Mais que seule la justice pourrait authentifier au cas où le parquet déciderait de s’emparer de ce dossier et mettre en examen le ministre de la justice sur la foi de plaintes pour manipulation des résultats de ce concours, déposées à son encontre par certains candidats s’estimant lésés. Prenant les devants, le ministre rejette toutes ces accusations en arguant qu’il est disposé à rendre publiques les notes des participants au concours au cas où la Commission nationale de contrôle des données personnelles (CNDP) lui en donnerait le feu vert. Tout à sa dynamique impulsive, M. Ouahbi a aggravé son cas en créant une controverse dans la controverse, en parlant de son fils avec son style, mi- gouailleur, mi- hautain. Aux micros tendues à son excellence, il s’énerve à la fin sur la question d’un journaliste sur la réussite de son rejeton à l’issue de ce concours de tous les soupçons et met les pieds dans le plat comme jamais : « Mon fils a deux licences, il a étudié à Montréal. Son père est riche et lui a payé ses études à l’étranger » ! Séquence ravageuse. Le Ouahbi frappe fort.
Le mal est fait
Il se surpasse. Déchaînement d’indignation et de colère. La presse nationale et étrangère en fait ses choux gras. Ce n’est pas tous les jours qu’un ministre de la Justice se vante d’être riche et de payer des études au Canada à son fils ! L’écart de langage de trop ! De là à l’accuser de mépriser l’école marocaine et les fils du peuple qui y sont scolarisés, il n’y a qu’un pas que les détracteurs du ministre ont vite franchi… Voilà qui apporte de l’eau au moulin de ceux qui ont cherché à tort ou à raison à donner à l’affaire un tour de « lutte des classes», de « fils du peuple de l’école publique désavantagés par rapport à ceux qui ont fait leurs études à l’étranger ». Ce procès en falsification relance le concept sociologique du déterminisme social selon lequel la position sociale de chacun est fixée à la naissance. Pour rattraper le coup et tenter d’éteindre l’incendie qui risque de faire cramer définitivement son image déjà très chahutée, il accourt le lendemain à la télévision, TVM pour ne pas la citer, où il dit tout le bien qu’il pense de l’université marocaine. En vain. Le mal est fait. Le scandale ne faiblit pas. Il prend même des proportions énormes sur fond de rumeurs médiatiques sur sa demande formulée au Premier ministre, lors du Conseil du gouvernement du jeudi 5 janvier d’être déchargé de ses fonctions.

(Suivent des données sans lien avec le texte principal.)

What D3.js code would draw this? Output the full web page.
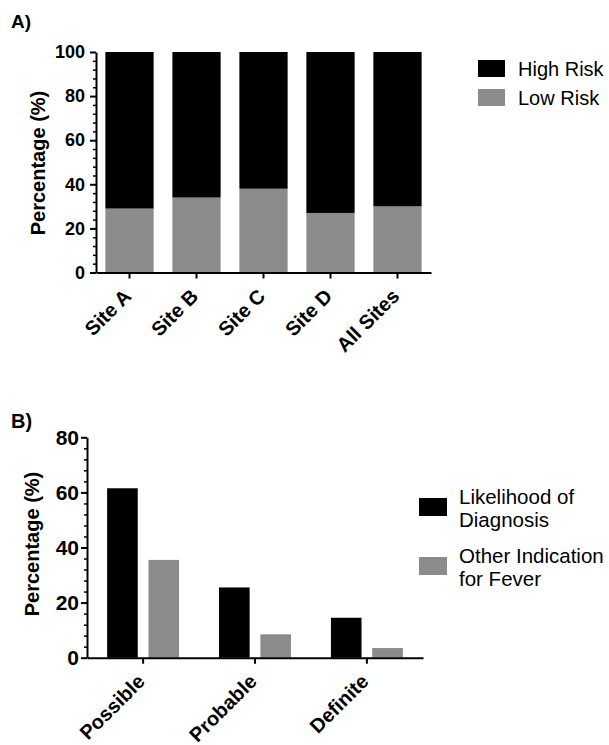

Le vœu du ministre sera exaucé via un communiqué attribué au cabinet royal, posté dans la soirée du dimanche 8 janvier sur les réseaux sociaux. Le document s’avère être une fake news. Le bidonnage mediatico-virtuel bat son plein pendant que le ministre maladroit a tenté sur le plateau de 2M d’afficher sa sérénité et de redorer son blason face à ce qu’il considère comme une non-affaire. Abdellatif Ouahbi qui a tenté de minimiser l’affaire n’est pas sorti de l’auberge. On le dit fragilisé jusque dans son propre parti où certains amis proches lui ont tourné le dos alors que d’autres refusent de le prendre au téléphone. Le message est clair.